As a contrast, let’s consider another game that also had a 34-point margin of victory: Stanford over California (also with a final score of 48-14). In this game, Stanford actually had a huge 31-point lead at halftime, and cruised easily in the second half. In fact, without a score by California with 15 seconds left, the game would not have even been this close. So two games with the same final margin of victory, but clearly Stanford dominated more than Oklahoma State.
Is there a way we can describe how different these two games were? What if we tried to calculate the “average” lead for the game; that is, an average of the lead (for the winning team) at any given moment in time. Mathematically, that amounts to the “area under the curve” of the plot of the lead. Here is what those two games look like side-by-side, with the average lead plotted on top of it:
Even though the margin of victory was 34 points in both cases, Stanford actually had an average lead of 24.8, whereas Oklahoma had an average lead of only 10.44. Stanford’s larger lead over a larger portion of the game is reflected in its average lead being larger than Oklahoma State’s.
Here is what the game flow and average leads would look like for all games in he Top 25 from week 12:
So, back to the Alabama game: yes, it looks like they did dominate. And as for Ohio State: yes, it was a scraper (in fact their average lead was below 0!). But let’s imagine we are a panelist for the Harris Poll. Do we really want to analyze 50 gameflows to determine whether a game was more or less dominant than the final score would indicate? Isn’t there an easier way to scan these scores?
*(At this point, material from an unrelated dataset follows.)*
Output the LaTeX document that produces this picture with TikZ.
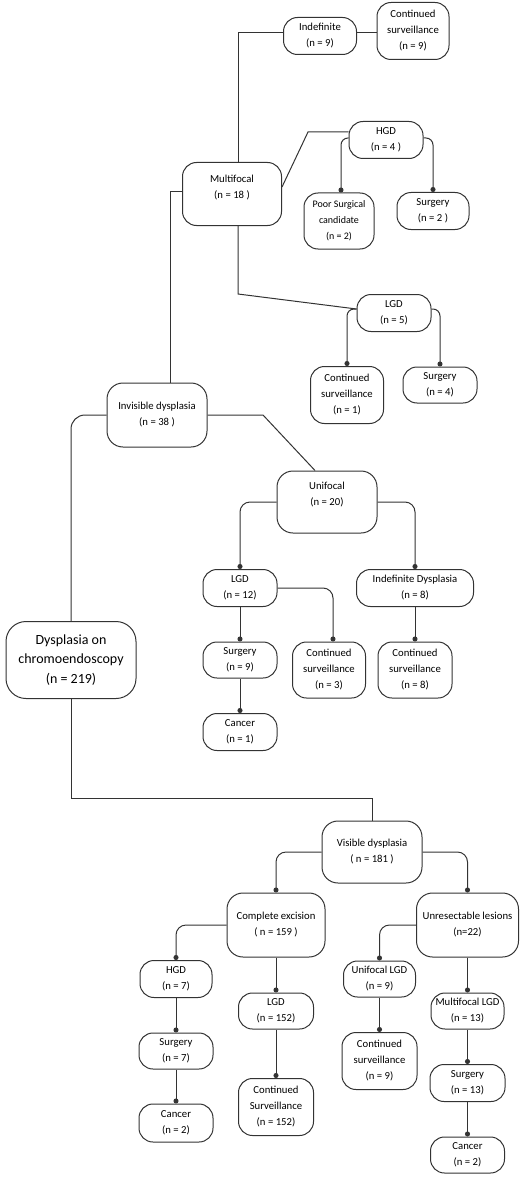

Margin of Victory vs. Average Lead
Here is a scatter plot of the final score vs. the average lead for each of these games, with a linear regression fit line added. The more above that line a game was, the more dominant the win was for its margin of victory. The more below the line it was, the more it just squeaked by. We can see that the Stanford and OK. State games are both aligned vertically at margin of victory 34, but Stanford had a much higher average lead. Similarly, Missouri’s (MIZZ) defeat of Iowa State aligns with Virginia Tech’s (VT) win over Miami at a margin of victory of 14, but it appears that Missouri had a much higher average lead (7.1 to Miami’s 1.0.). Indeed, if you go look at the gameflow graphs for those two games, you see that the VT game was much closer–it was tied as late as the 4th quarter.
So, looking at both margin of victory and average lead appears to have quickly identified a game that was not as close as it appears. But the system isn’t perfect: compare South Carolina’s (SCAR) defeat of Troy by 45, with Nevada’s 46-point defeat of New Mexico State by 46. The games had similar margins of victory, yet South Carolina had a larger average lead. But, if you go back to the two gameflows, I couldn’t really say one game was more dominant than any other.
Comparison to the NFL
For fun, let’s look at the NFL to see how the relationship between average lead and margin of victory compares to the NCAA. A high correlation between average lead and margin of victory would mean that the final score typically indicates how close the game was; a low correlation would indicate that it does not, and that the game was probably more interesting than the final score would suggest.
So here are the gameflows for the NFL, Week 11:
And here is the scatter plot of the margins of victory vs. the average lead:
It seems that there is much more “scatter” in the NFL games; that is, average lead is less correlated with margin of victory. A linear regression analysis seems to confirm that:
Residual standard error: 4.229 on 15 degrees of freedom
Multiple R-squared: 0.3068, Adjusted R-squared: 0.2606
F-statistic: 6.639 on 1 and 15 DF, p-value: 0.02105
Residual standard error: 5.535 on 15 degrees of freedom
Multiple R-squared: 0.834, Adjusted R-squared: 0.8229
F-statistic: 75.35 on 1 and 15 DF, p-value: 3.108e-07
The NFL had an R-squared of only 0.2606 to the NCAA’s 0.8229. So, it appears that at least for this week, scanning the final box scores in the NCAA actually is a fairer indication of game dominance than the NFL.
Gameflow is a quick and easy way to see how dominant a team’s victory was. You can also quantify a team’s “average lead”, which may be useful in conjunction with margin of victory to determine the extent of the victory. Demonstrating this statistically would require more work, including looking at a wider range of scores, comparing regression models, “testing” the results versus a human assessment of how close the game was.
And full disclosure — yes, my bitterness about college football may come partly because I am a fan of the Ohio State Buckeyes, perennially overrated and most likely to embarrass on a national stage. But still, it irks me that one of the finest sports ever created forgoes a system where winners advance and losers go home, and instead becomes all about style points. Would using gameflow charts or average lead make me any happier about the current system? Not really, but at least it helps address one of the million reasons we all hate the BCS system.
But the gameflows charts are a fun way to see at a glance what happened in football last week. As long as I don’t look too closely at my Cincinnati Bengals’ collapse against Buffalo.